NBR New Zealand Opera's glowing achievement for next year is a homegrown opera, even if Aucklanders will have to travel to Wellington's International Arts Festival to see Jenny McLeod's Hohepa.
This story of a Maori-Pakeha friendship set against the Land Wars should be well worth the trip, with the charismatic Phillip Rhodes in the title role and the redoubtable Martin Snell as Governor Grey.
June's Rigoletto seems a safe choice, too soon after the company's 2004 production, although Warwick Fyfe's malevolent Tonio in this year's Pagliacci suggests he'll be a scene-stealer in the title role.
September's The Bartered Bride, sung in English, promises some lively comic theatre from a cast including Anna Leese, Andrew Glover and Conal Coad.
Chamber Music New Zealand continues to provide for those who prefer the more intimate musical experience, starting the year with the legendary I Musici.
The Takacs and Enso quartets are the main overseas artists, both with programmes that will have many considering a trip to Hamilton to complement the Auckland concert.

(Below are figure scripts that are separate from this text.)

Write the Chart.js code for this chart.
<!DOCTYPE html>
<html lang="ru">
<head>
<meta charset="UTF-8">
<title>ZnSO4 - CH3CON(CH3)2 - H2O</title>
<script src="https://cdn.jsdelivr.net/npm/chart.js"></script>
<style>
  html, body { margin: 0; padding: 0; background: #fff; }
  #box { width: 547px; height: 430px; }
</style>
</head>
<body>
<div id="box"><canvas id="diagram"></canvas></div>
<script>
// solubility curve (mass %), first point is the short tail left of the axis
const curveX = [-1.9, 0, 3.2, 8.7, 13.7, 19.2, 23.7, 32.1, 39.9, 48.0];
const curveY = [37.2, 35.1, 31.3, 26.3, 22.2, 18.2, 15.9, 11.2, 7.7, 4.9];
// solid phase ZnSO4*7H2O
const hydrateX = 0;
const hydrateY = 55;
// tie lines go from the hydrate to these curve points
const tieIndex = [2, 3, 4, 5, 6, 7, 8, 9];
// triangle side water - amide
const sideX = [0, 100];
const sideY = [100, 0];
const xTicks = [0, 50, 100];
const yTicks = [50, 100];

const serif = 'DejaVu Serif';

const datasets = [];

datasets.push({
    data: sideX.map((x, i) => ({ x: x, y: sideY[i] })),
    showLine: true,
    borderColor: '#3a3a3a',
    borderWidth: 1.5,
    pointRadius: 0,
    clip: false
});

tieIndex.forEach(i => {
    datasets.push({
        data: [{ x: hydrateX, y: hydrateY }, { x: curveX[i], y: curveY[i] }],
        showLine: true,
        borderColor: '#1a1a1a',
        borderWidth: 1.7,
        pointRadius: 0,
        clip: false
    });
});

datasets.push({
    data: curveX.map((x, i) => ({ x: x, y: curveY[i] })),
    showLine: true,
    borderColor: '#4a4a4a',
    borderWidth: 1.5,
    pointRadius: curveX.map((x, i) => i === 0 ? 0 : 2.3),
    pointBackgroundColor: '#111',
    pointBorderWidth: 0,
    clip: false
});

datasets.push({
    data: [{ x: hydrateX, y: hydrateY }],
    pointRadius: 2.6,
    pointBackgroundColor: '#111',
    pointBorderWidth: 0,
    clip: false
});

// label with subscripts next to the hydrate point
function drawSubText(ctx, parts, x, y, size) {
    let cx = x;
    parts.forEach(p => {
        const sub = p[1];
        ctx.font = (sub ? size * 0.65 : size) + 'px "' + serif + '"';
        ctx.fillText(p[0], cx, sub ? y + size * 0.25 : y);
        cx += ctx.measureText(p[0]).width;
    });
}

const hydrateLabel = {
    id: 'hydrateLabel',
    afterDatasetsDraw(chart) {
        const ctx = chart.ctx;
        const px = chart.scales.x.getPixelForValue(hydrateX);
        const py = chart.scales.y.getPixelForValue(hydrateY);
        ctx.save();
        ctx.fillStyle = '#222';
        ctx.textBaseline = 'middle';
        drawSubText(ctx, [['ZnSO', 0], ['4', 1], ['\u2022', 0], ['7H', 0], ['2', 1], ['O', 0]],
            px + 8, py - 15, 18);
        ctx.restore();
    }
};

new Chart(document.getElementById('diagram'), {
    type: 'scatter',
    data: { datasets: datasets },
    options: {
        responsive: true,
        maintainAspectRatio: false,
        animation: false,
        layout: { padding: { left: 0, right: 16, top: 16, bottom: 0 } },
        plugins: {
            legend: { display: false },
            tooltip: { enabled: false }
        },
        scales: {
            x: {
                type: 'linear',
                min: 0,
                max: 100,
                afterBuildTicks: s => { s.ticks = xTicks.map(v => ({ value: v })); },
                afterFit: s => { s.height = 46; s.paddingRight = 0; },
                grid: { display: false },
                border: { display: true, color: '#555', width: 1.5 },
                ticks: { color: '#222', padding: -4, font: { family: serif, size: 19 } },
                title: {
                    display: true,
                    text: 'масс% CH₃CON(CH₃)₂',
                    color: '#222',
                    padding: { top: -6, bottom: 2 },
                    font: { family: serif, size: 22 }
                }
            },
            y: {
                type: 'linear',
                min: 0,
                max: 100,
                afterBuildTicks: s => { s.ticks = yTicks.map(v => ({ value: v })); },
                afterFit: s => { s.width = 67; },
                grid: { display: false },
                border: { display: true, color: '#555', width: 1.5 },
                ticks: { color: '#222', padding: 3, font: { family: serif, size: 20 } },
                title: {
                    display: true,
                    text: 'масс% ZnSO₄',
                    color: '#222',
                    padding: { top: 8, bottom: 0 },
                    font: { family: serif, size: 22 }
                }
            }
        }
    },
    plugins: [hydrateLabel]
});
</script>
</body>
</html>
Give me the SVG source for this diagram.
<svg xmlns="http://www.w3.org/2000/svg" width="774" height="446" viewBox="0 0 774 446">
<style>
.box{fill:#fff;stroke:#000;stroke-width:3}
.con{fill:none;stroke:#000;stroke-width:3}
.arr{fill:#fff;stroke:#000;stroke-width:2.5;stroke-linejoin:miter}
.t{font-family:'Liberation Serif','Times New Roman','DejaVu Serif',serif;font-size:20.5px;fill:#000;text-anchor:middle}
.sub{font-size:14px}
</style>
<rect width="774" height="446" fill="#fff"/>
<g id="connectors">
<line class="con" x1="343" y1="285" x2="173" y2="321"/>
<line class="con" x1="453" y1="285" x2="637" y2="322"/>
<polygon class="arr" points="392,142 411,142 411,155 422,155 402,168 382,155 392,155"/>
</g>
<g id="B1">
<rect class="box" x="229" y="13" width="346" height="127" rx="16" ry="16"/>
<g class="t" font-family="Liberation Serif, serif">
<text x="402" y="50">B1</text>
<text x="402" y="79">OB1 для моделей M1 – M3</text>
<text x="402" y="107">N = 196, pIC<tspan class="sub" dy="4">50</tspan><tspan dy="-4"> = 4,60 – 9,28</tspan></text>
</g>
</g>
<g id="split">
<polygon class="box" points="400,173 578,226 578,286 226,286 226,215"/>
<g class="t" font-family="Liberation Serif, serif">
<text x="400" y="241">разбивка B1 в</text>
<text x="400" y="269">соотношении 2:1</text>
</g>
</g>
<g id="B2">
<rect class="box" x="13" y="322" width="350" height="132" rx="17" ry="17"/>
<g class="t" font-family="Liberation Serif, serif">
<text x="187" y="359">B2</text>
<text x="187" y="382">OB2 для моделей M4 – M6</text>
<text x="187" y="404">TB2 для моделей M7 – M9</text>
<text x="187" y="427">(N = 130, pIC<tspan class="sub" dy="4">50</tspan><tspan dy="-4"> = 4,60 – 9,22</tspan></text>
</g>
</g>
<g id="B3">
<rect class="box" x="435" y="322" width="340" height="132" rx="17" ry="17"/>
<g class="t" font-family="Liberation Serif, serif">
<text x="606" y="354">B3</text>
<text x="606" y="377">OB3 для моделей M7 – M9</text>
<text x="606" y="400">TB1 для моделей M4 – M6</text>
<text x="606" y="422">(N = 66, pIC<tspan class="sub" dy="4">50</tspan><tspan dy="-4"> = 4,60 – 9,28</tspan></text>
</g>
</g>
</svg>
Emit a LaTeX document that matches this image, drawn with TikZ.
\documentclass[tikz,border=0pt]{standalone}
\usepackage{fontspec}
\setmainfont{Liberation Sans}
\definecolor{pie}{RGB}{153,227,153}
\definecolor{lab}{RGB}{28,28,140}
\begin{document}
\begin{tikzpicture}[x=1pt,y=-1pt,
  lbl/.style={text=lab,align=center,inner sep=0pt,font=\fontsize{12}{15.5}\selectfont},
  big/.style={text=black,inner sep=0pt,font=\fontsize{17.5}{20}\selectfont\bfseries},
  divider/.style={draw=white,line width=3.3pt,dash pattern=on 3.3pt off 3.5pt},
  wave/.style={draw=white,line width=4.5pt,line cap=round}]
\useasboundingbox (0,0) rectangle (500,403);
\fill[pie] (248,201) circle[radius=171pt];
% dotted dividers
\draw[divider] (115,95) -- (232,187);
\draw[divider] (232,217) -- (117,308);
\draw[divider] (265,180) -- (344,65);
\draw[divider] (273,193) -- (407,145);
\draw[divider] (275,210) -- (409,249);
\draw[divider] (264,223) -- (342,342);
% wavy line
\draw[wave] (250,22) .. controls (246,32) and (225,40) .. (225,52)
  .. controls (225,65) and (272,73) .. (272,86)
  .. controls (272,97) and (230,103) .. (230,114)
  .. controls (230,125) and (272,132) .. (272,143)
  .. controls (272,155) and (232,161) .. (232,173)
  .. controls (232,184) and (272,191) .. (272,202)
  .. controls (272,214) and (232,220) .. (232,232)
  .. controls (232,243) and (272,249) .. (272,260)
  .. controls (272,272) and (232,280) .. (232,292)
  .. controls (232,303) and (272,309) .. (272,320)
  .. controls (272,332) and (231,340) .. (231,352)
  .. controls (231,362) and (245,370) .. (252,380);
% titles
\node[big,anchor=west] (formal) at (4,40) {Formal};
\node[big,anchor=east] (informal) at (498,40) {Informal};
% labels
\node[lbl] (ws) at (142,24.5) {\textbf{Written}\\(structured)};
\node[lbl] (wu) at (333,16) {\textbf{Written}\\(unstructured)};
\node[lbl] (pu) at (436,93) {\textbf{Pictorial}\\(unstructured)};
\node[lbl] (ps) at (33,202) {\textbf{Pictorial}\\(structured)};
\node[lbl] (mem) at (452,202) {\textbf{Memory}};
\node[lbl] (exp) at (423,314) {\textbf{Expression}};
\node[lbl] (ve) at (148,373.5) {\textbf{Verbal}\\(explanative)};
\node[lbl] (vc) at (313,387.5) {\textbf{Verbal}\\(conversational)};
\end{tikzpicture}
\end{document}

CMNZ has always looked after the local at every level, from its secondary school competition through to its touring roster. This year, soprano Madeleine Pierard's recital programme includes Berg's Seven Early Songs and pianist Michael Houstoun is offering Beethoven's mighty Diabelli Variations as a solo turn, as well as touring with Sergey Malov, winner of this year's Michael Hill International Violin Competition.